The most common tumor, Adenoma is a noncancerous, non-functioning tumor of the adrenal cortex. This tumor if it is small does not need treatment and usually does not exhibit any symptoms. Adrenocortical carcinoma is a cancerous adrenal gland tumor that starts in the cortex. This type of tumor is rare and can be a functioning or non-functioning tumor.
Symptoms
Tumors of the adrenal gland manifest in the form of the following signs and symptoms:
  • High blood pressure
  • Diabetes
  • Low potassium level
  • Palpitations
  • Over-nervousness.
  • Panic attacks
  • Headache
  • Excessive perspiration
  • Weakness and adrenal fatigue
  • Abdominal pain
  • Unexplained weight gain or loss
Treatment Options
The treatment options for tumors of the adrenal gland involve surgery, chemotherapy or radiation and medical therapy. The surgical removal of the tumor is called an adrenalectomy. Laparoscopic surgery is undertaken if test and scans reveal that the tumor is not cancerous and the size of the tumor is relatively small (less than 5 cm).
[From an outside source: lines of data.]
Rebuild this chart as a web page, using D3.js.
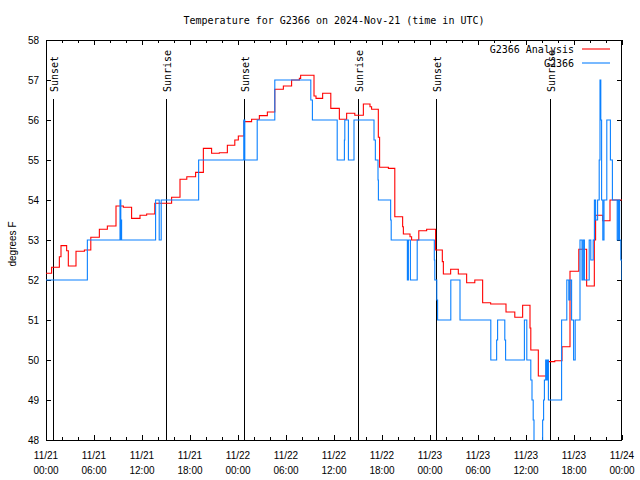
<!DOCTYPE html>
<html><head><meta charset="utf-8">
<script src="https://cdn.jsdelivr.net/npm/d3@7"></script>
<style>
html,body{margin:0;padding:0;background:#fff;}
svg{display:block;}
</style></head>
<body>
<svg id="chart" width="640" height="480"></svg>
<script>
// ---- data (hours since 2024-11-21 00:00 UTC) ----
const analysisHours = [0,0.7,1.67,1.875,2.58,2.79,3.75,4.8,5.6,6.67,7.67,8.75,9.67,10.7,11.75,12.58,13.6,15.7,16.75,17.6,18.7,19.67,20.7,21.67,22.67,23.6,24.04,24.75,25.7,26.67,27.67,28.6,29.67,30.7,31.67,31.83,33.5,33.75,34.58,35.6,36.67,37.58,38.6,39.67,40.5,40.7,41.54,41.7,42.8,43.6,44.58,44.67,45.5,45.7,46.6,47.58,48.7,49.54,49.67,50.58,51.54,52.58,53.6,54.58,55.58,57.5,58.6,59.58,60.5,60.6,61.54,62.55,63.6,64.5,65.5,66.6,67.58,68.54,68.7,69.58,70.5,72];
const analysisTemps = [52.17,52.32,52.58,52.86,52.73,52.35,52.72,52.75,53.07,53.27,53.35,53.85,53.82,53.54,53.62,53.65,53.92,54.07,54.52,54.58,54.69,55.29,55.17,55.18,55.37,55.5,55.6,55.96,56.02,56.11,56.2,56.77,56.85,57.0,57.04,57.12,56.6,56.54,56.67,56.29,56.02,56.17,56.12,56.4,56.33,56.27,55.57,54.82,54.79,53.58,53.33,53.15,53.08,53.0,53.23,53.27,52.75,52.46,52.15,52.27,52.15,51.93,52.0,51.43,51.4,51.2,51.07,51.37,50.8,50.25,49.6,49.96,49.98,50.33,52.22,52.77,51.85,53.0,53.62,53.48,54.0,54.0];

const obsHours = [0,5.17,9.25,9.35,9.4,9.45,13.7,14.15,14.4,19.08,24.72,24.85,26.4,28.6,33.1,33.3,36.4,37.3,37.35,37.8,38.5,41.0,41.17,41.5,41.55,43.08,43.15,45.17,45.3,45.55,46.4,48.54,48.6,48.85,48.95,50.6,51.75,55.6,56.33,56.45,57.35,57.45,59.8,60.1,60.6,60.75,60.9,61.0,62.08,62.2,62.3,62.46,62.6,62.7,62.8,64.45,65.1,65.35,65.5,65.7,65.95,66.15,66.75,67.0,67.15,67.3,67.9,68.1,68.4,68.55,68.7,68.95,69.15,69.25,69.35,69.45,69.6,69.75,70.1,70.55,70.8,71.1,71.4,71.55,71.7,71.85,72];
const obsTemps = [52,53,54,53,53.5,53,54,53,54,55,56,55,56,57,56.5,56,55,55.5,56,55,56,55.5,55,54.5,54,53.5,53,52,53,52,53,52.5,52,51.5,51,52,51,50,50.5,51,50.5,50,51,50,49.5,49,48.5,47.5,48.5,49,49.5,50,49.5,50,49,51,52,51.5,52,51,50,51,53,52,53,52,53,52.5,53,54,53.5,54,55,57,56,54,53,54,56,55,54,54,53,54,53,52.5,52];

const sunHours = [0.92,15.04,24.79,39.04,48.79,63.04];
const sunLabels = ["Sunset","Sunrise","Sunset","Sunrise","Sunset","Sunrise"];

const yTickValues = [48,49,50,51,52,53,54,55,56,57,58];
const seriesNames = ["G2366 Analysis","G2366"];
const seriesColors = ["#ff0000","#0a80ff"];
const titleText = "Temperature for G2366 on 2024-Nov-21 (time in UTC)";
const yLabel = "degrees F";

// ---- chart ----
const svg = d3.select("#chart");
const L = 46, R = 622, T = 40, B = 440;
const t0 = Date.UTC(2024,10,21,0,0,0);
const toDate = h => new Date(t0 + h*3600000);
const x = d3.scaleUtc().domain([toDate(0), toDate(72)]).range([L, R]);
const y = d3.scaleLinear().domain([48,58]).range([B, T]);

const mono = "'DejaVu Sans Mono', monospace";
const sans = "'Liberation Sans', Arial, sans-serif";

svg.append("rect").attr("width",640).attr("height",480).attr("fill","#fff");

svg.append("defs").append("clipPath").attr("id","clip")
  .append("rect").attr("x",L).attr("y",T).attr("width",R-L).attr("height",B-T);

// title
svg.append("text").attr("x",(L+R)/2).attr("y",24).attr("text-anchor","middle")
  .attr("font-family",mono).attr("font-size",10).attr("fill","#000").text(titleText);

// axes: minor (2h) and major (6h) ticks, inward
function styleAxis(g){ g.select(".domain").remove(); g.selectAll("line").attr("stroke","#000").attr("shape-rendering","crispEdges"); }
const minorTicks = d3.utcHour.every(2).range(toDate(0), toDate(72.01));
const majorTicks = d3.utcHour.every(6).range(toDate(0), toDate(72.01));

svg.append("g").attr("transform",`translate(0,${B})`)
  .call(d3.axisBottom(x).tickValues(minorTicks).tickSize(-3).tickFormat(""))
  .call(styleAxis);
svg.append("g").attr("transform",`translate(0,${T})`)
  .call(d3.axisTop(x).tickValues(minorTicks).tickSize(-3).tickFormat(""))
  .call(styleAxis);
svg.append("g").attr("transform",`translate(0,${B})`)
  .call(d3.axisBottom(x).tickValues(majorTicks).tickSize(-5).tickFormat(""))
  .call(styleAxis);
svg.append("g").attr("transform",`translate(0,${T})`)
  .call(d3.axisTop(x).tickValues(majorTicks).tickSize(-5).tickFormat(""))
  .call(styleAxis);

// x tick labels (two lines)
const fmtDay = d3.utcFormat("%m/%d"), fmtHour = d3.utcFormat("%H:%M");
const xl = svg.append("g").attr("font-family",sans).attr("font-size",10).attr("fill","#000").attr("text-anchor","middle");
majorTicks.forEach(d => {
  const t = xl.append("text").attr("x",x(d));
  t.append("tspan").attr("x",x(d)).attr("y",459).text(fmtDay(d));
  t.append("tspan").attr("x",x(d)).attr("y",474).text(fmtHour(d));
});

// y axes
svg.append("g").attr("transform",`translate(${L},0)`)
  .call(d3.axisLeft(y).tickValues(yTickValues).tickSize(-5).tickPadding(7).tickFormat(d3.format("d")))
  .call(styleAxis)
  .call(g => g.selectAll("text").attr("font-family",sans).attr("font-size",10).attr("fill","#000"));
svg.append("g").attr("transform",`translate(${R},0)`)
  .call(d3.axisRight(y).tickValues(yTickValues).tickSize(-5).tickFormat(""))
  .call(styleAxis);

// y label
svg.append("text").attr("transform",`translate(12,${(T+B)/2+4}) rotate(-90)`)
  .attr("text-anchor","middle").attr("dominant-baseline","central")
  .attr("font-family",sans).attr("font-size",10).attr("fill","#000").text(yLabel);

// frame
svg.append("rect").attr("x",L+0.5).attr("y",T+0.5).attr("width",R-L-1).attr("height",B-T)
  .attr("fill","none").attr("stroke","#000").attr("stroke-width",1).attr("shape-rendering","crispEdges");

// sunrise / sunset
const sun = svg.append("g");
sunHours.forEach((h,i) => {
  const xx = Math.round(x(toDate(h))) + 0.5;
  sun.append("line").attr("x1",xx).attr("x2",xx).attr("y1",99).attr("y2",B)
    .attr("stroke","#000").attr("stroke-width",1);
  sun.append("text").attr("transform",`translate(${xx+1},92) rotate(-90)`)
    .attr("dominant-baseline","central").attr("font-family",mono).attr("font-size",10)
    .attr("fill","#000").text(sunLabels[i]);
});

// series
const line = d3.line().x(d => x(toDate(d[0]))).y(d => y(d[1])).curve(d3.curveStepAfter);
const plot = svg.append("g").attr("clip-path","url(#clip)");
const analysis = analysisHours.map((h,i) => [h, analysisTemps[i]]);
const obs = obsHours.map((h,i) => [h, obsTemps[i]]);
plot.append("path").datum(analysis).attr("d",line).attr("fill","none")
  .attr("stroke",seriesColors[0]).attr("stroke-width",1.1);
plot.append("path").datum(obs).attr("d",line).attr("fill","none")
  .attr("stroke",seriesColors[1]).attr("stroke-width",1.1);

// legend
const lg = svg.append("g").attr("font-family",mono).attr("font-size",10).attr("fill","#000");
seriesNames.forEach((n,i) => {
  const yy = 49 + i*14;
  lg.append("text").attr("x",574).attr("y",yy).attr("text-anchor","end")
    .attr("dominant-baseline","central").text(n);
  lg.append("line").attr("x1",582).attr("x2",610).attr("y1",yy).attr("y2",yy)
    .attr("stroke",seriesColors[i]).attr("stroke-width",1.1);
});
</script>
</body></html>
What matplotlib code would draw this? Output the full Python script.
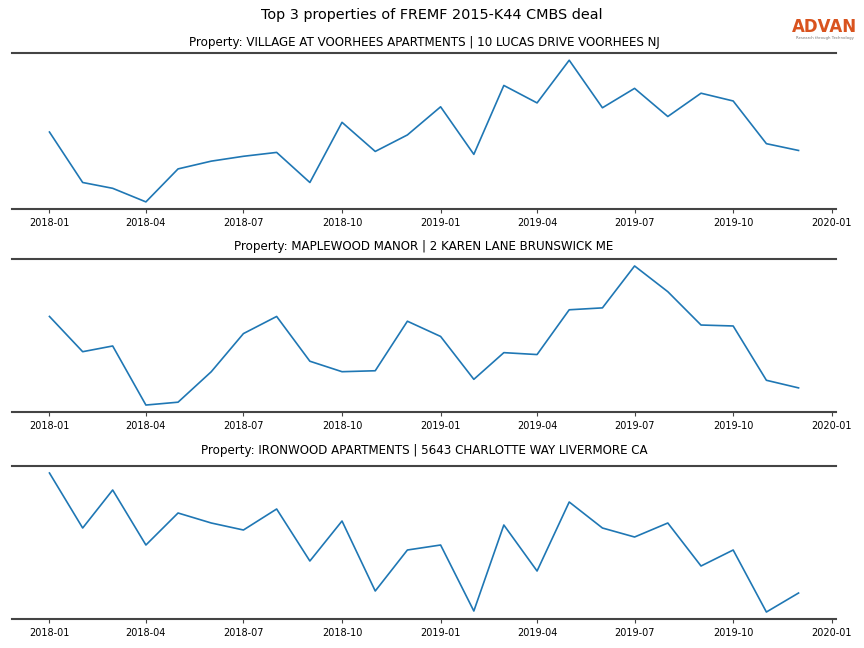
import matplotlib
matplotlib.use("Agg")
import matplotlib.pyplot as plt
import matplotlib.dates as mdates
import pandas as pd

months = pd.date_range("2018-01-01", "2019-12-01", freq="MS")

titles = [
    "Property: VILLAGE AT VOORHEES APARTMENTS | 10 LUCAS DRIVE VOORHEES NJ",
    "Property: MAPLEWOOD MANOR | 2 KAREN LANE BRUNSWICK ME",
    "Property: IRONWOOD APARTMENTS | 5643 CHARLOTTE WAY LIVERMORE CA",
]

village = [77, 25, 19, 5, 39, 47, 52, 56, 25, 87, 57, 74, 103, 54, 125, 107,
           151, 102, 122, 93, 117, 109, 65, 58]
maplewood = [96, 59, 65, 3, 6, 38, 78, 96, 49, 38, 39, 91, 75, 30, 58, 56,
             103, 105, 149, 122, 87, 86, 29, 21]
ironwood = [145, 90, 128, 73, 105, 95, 88, 109, 57, 97, 27, 68, 73, 7, 93, 47,
            116, 90, 81, 95, 52, 68, 6, 25]

series = [village, maplewood, ironwood]

fig = plt.figure(figsize=(8.64, 6.48), dpi=100)
fig.suptitle("Top 3 properties of FREMF 2015-K44 CMBS deal", fontsize=10.4, y=0.988)

positions = [(0.918, 0.6775), (0.6003, 0.3642), (0.2808, 0.0448)]
pads = [5, 6.5, 8.6]
left, right = 12 / 864, 836 / 864

for (top, bottom), title, vals, pad in zip(positions, titles, series, pads):
    ax = fig.add_axes([left, bottom, right - left, top - bottom])
    ax.plot(months, vals, color="#1f77b4", linewidth=1.2)
    ax.set_title(title, fontsize=8.6, pad=pad)
    for s in ["left", "right"]:
        ax.spines[s].set_visible(False)
    for s in ["top", "bottom"]:
        ax.spines[s].set_color("#444444")
        ax.spines[s].set_linewidth(1.5)
    ax.set_yticks([])
    ax.xaxis.set_major_locator(mdates.MonthLocator(bymonth=[1, 4, 7, 10]))
    ax.xaxis.set_major_formatter(mdates.DateFormatter("%Y-%m"))
    ax.tick_params(axis="x", labelsize=7, length=3, width=0.8, color="#444444")

fig.text(0.9545, 0.958, "ADVAN", color="#d9531e", fontsize=12, fontweight="bold",
         ha="center", va="center")
fig.text(0.9545, 0.941, "Research through Technology", color="#777777", fontsize=2.8,
         ha="center", va="center")

fig.savefig("out.png", dpi=100)
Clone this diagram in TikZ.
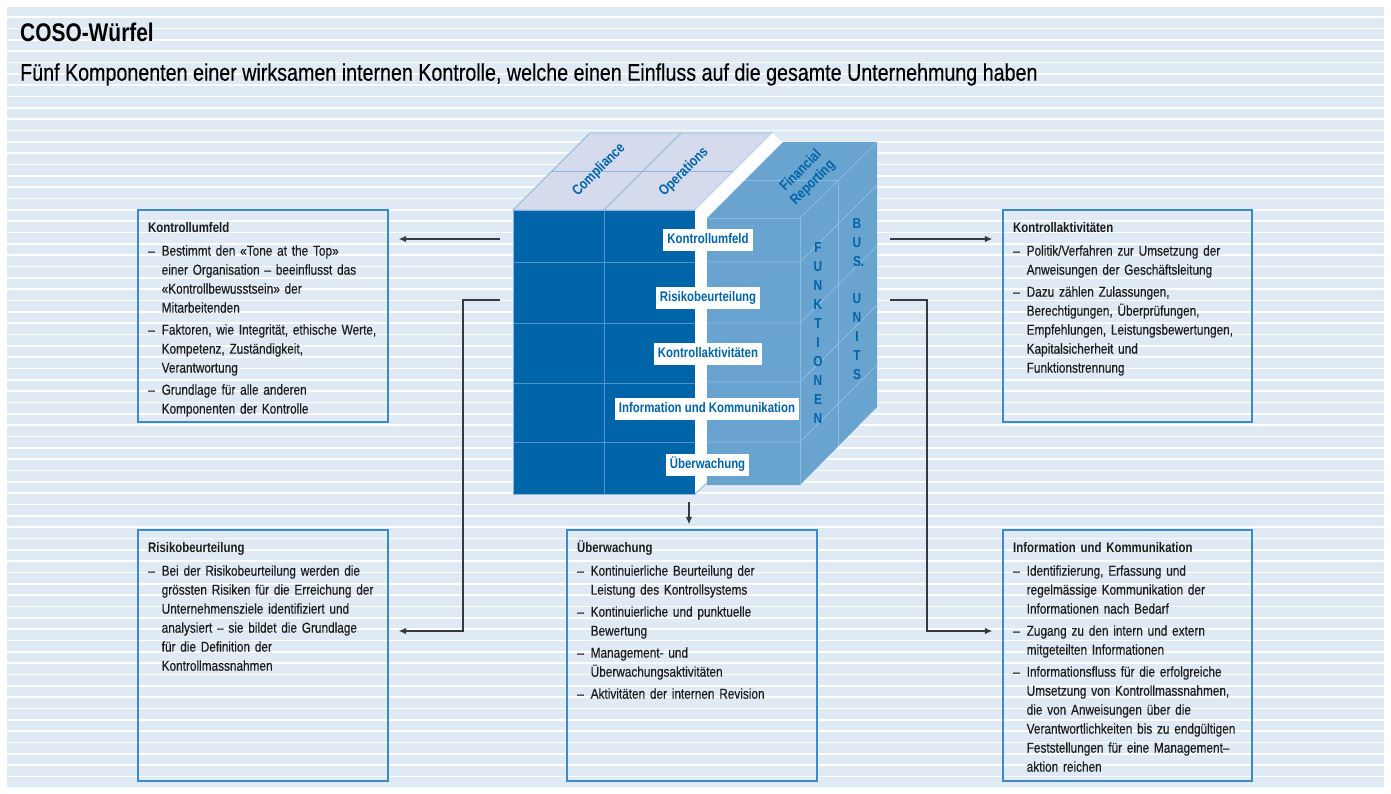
\documentclass[tikz,border=0pt]{standalone}
\usepackage{fontspec}
\setmainfont{Liberation Sans}[FakeStretch=0.82, UprightFeatures={FakeBold=0.3}]
\usetikzlibrary{arrows.meta}

\definecolor{bgblue}{HTML}{DFEAF4}
\definecolor{boxblue}{HTML}{3B8BCB}
\definecolor{cubedark}{HTML}{0064A8}
\definecolor{cubelight}{HTML}{68A4CF}
\definecolor{cubetop}{HTML}{D5DBEC}
\definecolor{topline}{HTML}{8DB7DD}
\definecolor{frontline}{HTML}{5296CE}
\definecolor{lightline}{HTML}{8CBCE0}
\definecolor{ink}{HTML}{1C1C1C}
\definecolor{arrowgray}{HTML}{343A40}

% list helpers for the panel texts
\newcommand{\dashitem}{\makebox[13.5pt][l]{–}}
\newcommand{\cont}{\hspace*{13.5pt}}
\newcommand{\ptitle}[1]{\noindent\rule{0pt}{14pt}{\fontsize{13.9}{19}\selectfont\bfseries #1}}

\begin{document}
\begin{tikzpicture}[x=1pt,y=-1pt,
  stripe/.style={draw=white, line width=1.6pt},
  panel/.style={draw=boxblue, line width=1.1pt, inner sep=0pt},
  bodytext/.style={anchor=north west, inner sep=0pt, text width=262pt, align=left,
    font=\fontsize{14.4}{19}\selectfont, text=ink},
  cubelabel/.style={fill=white, text=cubedark, font=\fontsize{13.9}{16}\selectfont\bfseries,
    inner xsep=4pt, inner ysep=0pt, text height=11pt, text depth=3.5pt, minimum height=22pt},
  toplabel/.style={text=cubedark, font=\fontsize{14.5}{17}\selectfont\bfseries, inner sep=0pt},
  sidelabel/.style={text=cubedark, font=\fontsize{14.5}{18.9}\selectfont\bfseries, align=center, inner sep=0pt},
  conn/.style={draw=arrowgray, line width=1.5pt, -{Latex[length=7.5pt,width=6.5pt]}},
  tline/.style={draw=topline, line width=0.9pt},
  fline/.style={draw=frontline, line width=1pt},
  lline/.style={draw=lightline, line width=0.8pt}
]
\useasboundingbox (0,0) rectangle (1391,794);

% striped background
\fill[white] (0,0) rectangle (1391,794);
\fill[bgblue] (7,7) rectangle (1384,788);
\foreach \k in {0,...,68}
  \draw[stripe] (7,{17.3+11.333*\k}) -- (1384,{17.3+11.333*\k});

% headings
\node[anchor=base west, inner sep=0pt, font=\fontsize{25.5}{28}\selectfont\bfseries, text=black] (title) at (20,41.7) {COSO-Würfel};
\node[anchor=base west, inner sep=0pt, font=\fontsize{24}{27}\selectfont, text=black] (subtitle) at (20,80.7)
  {Fünf Komponenten einer wirksamen internen Kontrolle, welche einen Einfluss auf die gesamte Unternehmung haben};

% panels
\node[panel, minimum width=250pt, minimum height=212pt] (b1) at (263,316) {};
\node[panel, minimum width=249pt, minimum height=212pt] (b2) at (1127.5,316) {};
\node[panel, minimum width=250pt, minimum height=251pt] (b3) at (263,655.5) {};
\node[panel, minimum width=250pt, minimum height=251pt] (b4) at (692,655.5) {};
\node[panel, minimum width=249pt, minimum height=251pt] (b5) at (1127.5,655.5) {};

\node[bodytext] (t1) at (148,218) {\ptitle{Kontrollumfeld}\\[4.5pt]
\dashitem Bestimmt den «Tone at the Top»\\
\cont einer Organisation – beeinflusst das\\
\cont «Kontrollbewusstsein» der\\
\cont Mitarbeitenden\\[3pt]
\dashitem Faktoren, wie Integrität, ethische Werte,\\
\cont Kompetenz, Zuständigkeit,\\
\cont Verantwortung\\[3pt]
\dashitem Grundlage für alle anderen\\
\cont Komponenten der Kontrolle};

\node[bodytext] (t2) at (1013,218) {\ptitle{Kontrollaktivitäten}\\[4.5pt]
\dashitem Politik/Verfahren zur Umsetzung der\\
\cont Anweisungen der Geschäftsleitung\\[3pt]
\dashitem Dazu zählen Zulassungen,\\
\cont Berechtigungen, Überprüfungen,\\
\cont Empfehlungen, Leistungsbewertungen,\\
\cont Kapitalsicherheit und\\
\cont Funktionstrennung};

\node[bodytext] (t3) at (148,538) {\ptitle{Risikobeurteilung}\\[4.5pt]
\dashitem Bei der Risikobeurteilung werden die\\
\cont grössten Risiken für die Erreichung der\\
\cont Unternehmensziele identifiziert und\\
\cont analysiert – sie bildet die Grundlage\\
\cont für die Definition der\\
\cont Kontrollmassnahmen};

\node[bodytext] (t4) at (577,538) {\ptitle{Überwachung}\\[4.5pt]
\dashitem Kontinuierliche Beurteilung der\\
\cont Leistung des Kontrollsystems\\[3pt]
\dashitem Kontinuierliche und punktuelle\\
\cont Bewertung\\[3pt]
\dashitem Management- und\\
\cont Überwachungsaktivitäten\\[3pt]
\dashitem Aktivitäten der internen Revision};

\node[bodytext] (t5) at (1013,538) {\ptitle{Information und Kommunikation}\\[4.5pt]
\dashitem Identifizierung, Erfassung und\\
\cont regelmässige Kommunikation der\\
\cont Informationen nach Bedarf\\[3pt]
\dashitem Zugang zu den intern und extern\\
\cont mitgeteilten Informationen\\[3pt]
\dashitem Informationsfluss für die erfolgreiche\\
\cont Umsetzung von Kontrollmassnahmen,\\
\cont die von Anweisungen über die\\
\cont Verantwortlichkeiten bis zu endgültigen\\
\cont Feststellungen für eine Management–\\
\cont aktion reichen};

% ---- cube: dark slab (Compliance, Operations)
\fill[cubetop] (513,210) -- (695,210) -- (772,133) -- (590,133) -- cycle;
\draw[tline] (551.5,171.5) -- (733.5,171.5);
\draw[tline] (604,210) -- (681,133);
\draw[tline] (513,210) -- (695,210) -- (772,133) -- (590,133) -- cycle;
\fill[cubedark] (513,210) rectangle (695,494);
\draw[fline] (604,210) -- (604,494);
\foreach \yy in {263,323,383,442} \draw[fline] (513,\yy) -- (695,\yy);
\draw[tline] (513,210) rectangle (695,494);

% cut face between the slabs
\fill[white] (695,210) -- (772,133) -- (783,142) -- (707,218) -- (707,483) -- (695,494) -- cycle;
\draw[tline] (695,494) -- (707,483);

% ---- cube: light slab (Financial Reporting)
\fill[cubelight] (707,218) -- (783,142) -- (877,142) -- (877,407) -- (800,485) -- (707,485) -- cycle;
\draw[lline] (707,218) -- (800,218) -- (800,485);
\draw[lline] (800,218) -- (877,142);
\draw[lline] (745,180) -- (838.5,180) -- (838.5,446);
\foreach \yy in {262,323,382,442} {
  \draw[lline] (707,\yy) -- (800,\yy) -- (877,\yy-77);
}

% top face labels
\node[toplabel, rotate=45] (lc) at (599,170) {Compliance};
\node[toplabel, rotate=45] (lo) at (684,172) {Operations};
\node[toplabel, rotate=45, align=center] (lf) at (807,177) {Financial\\Reporting};

% side face labels
\node[sidelabel] (lfk) at (818,333) {F\\U\\N\\K\\T\\I\\O\\N\\E\\N};
\node[sidelabel] (lbu) at (857,299) {B\\U\\S\rlap{.}\\\mbox{}\\U\\N\\I\\T\\S};

% component labels on the front
\node[cubelabel] (k1) at (708,240) {Kontrollumfeld};
\node[cubelabel] (k2) at (708,297.5) {Risikobeurteilung};
\node[cubelabel] (k3) at (708,353.5) {Kontrollaktivitäten};
\node[cubelabel] (k4) at (707,408.5) {Information und Kommunikation};
\node[cubelabel] (k5) at (707.5,465) {Überwachung};

% connectors
\coordinate (c1) at (500,239);
\coordinate (c2) at (890,239);
\coordinate (c3) at (500,300);
\coordinate (c4) at (890,300);
\coordinate (c5) at (689,502);
\coordinate (e3) at (463,631);
\coordinate (e4) at (927,631);
\draw[conn, shorten >=10pt] (c1) -- (c1 -| b1.east);
\draw[conn, shorten >=10pt] (c2) -- (c2 -| b2.west);
\draw[conn, shorten >=10pt] (c3) -| (e3) -- (e3 -| b3.east);
\draw[conn, shorten >=10pt] (c4) -| (e4) -- (e4 -| b5.west);
\draw[conn, shorten >=5pt] (c5) -- (c5 |- b4.north);
\end{tikzpicture}
\end{document}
Adrenalectomy, which is the surgical removal of the adrenal gland with the tumor, may be needed to treat the tumor. If the imaging scans show no evidence that it is cancerous, then laparoscopic surgery is carried out. Depending on the location of the tumor, the surgery may be performed from the back or abdomen.
If the tumor is observed to be malignant, then chemotherapy is the preferred line of treatment to kill tumor cells. Radiation therapy is the use of high energy x-rays or other particles to kill tumor cells, depending on the stage and spread of malignancy. Side effects of the above mentioned treatment options may include fatigue, risk of infection, vomiting, diarrhea and loss of appetite.
Regular medical tests and physical examination are carried out as part of the post-treatment. The risk of developing a tumor in the other healthy gland is upwards of 10% for patients with an existing tumor of the adrenal gland. For this reason precisely, patients with existing tumors may need regular check-ups to detect any new tumor growth or monitor recovery.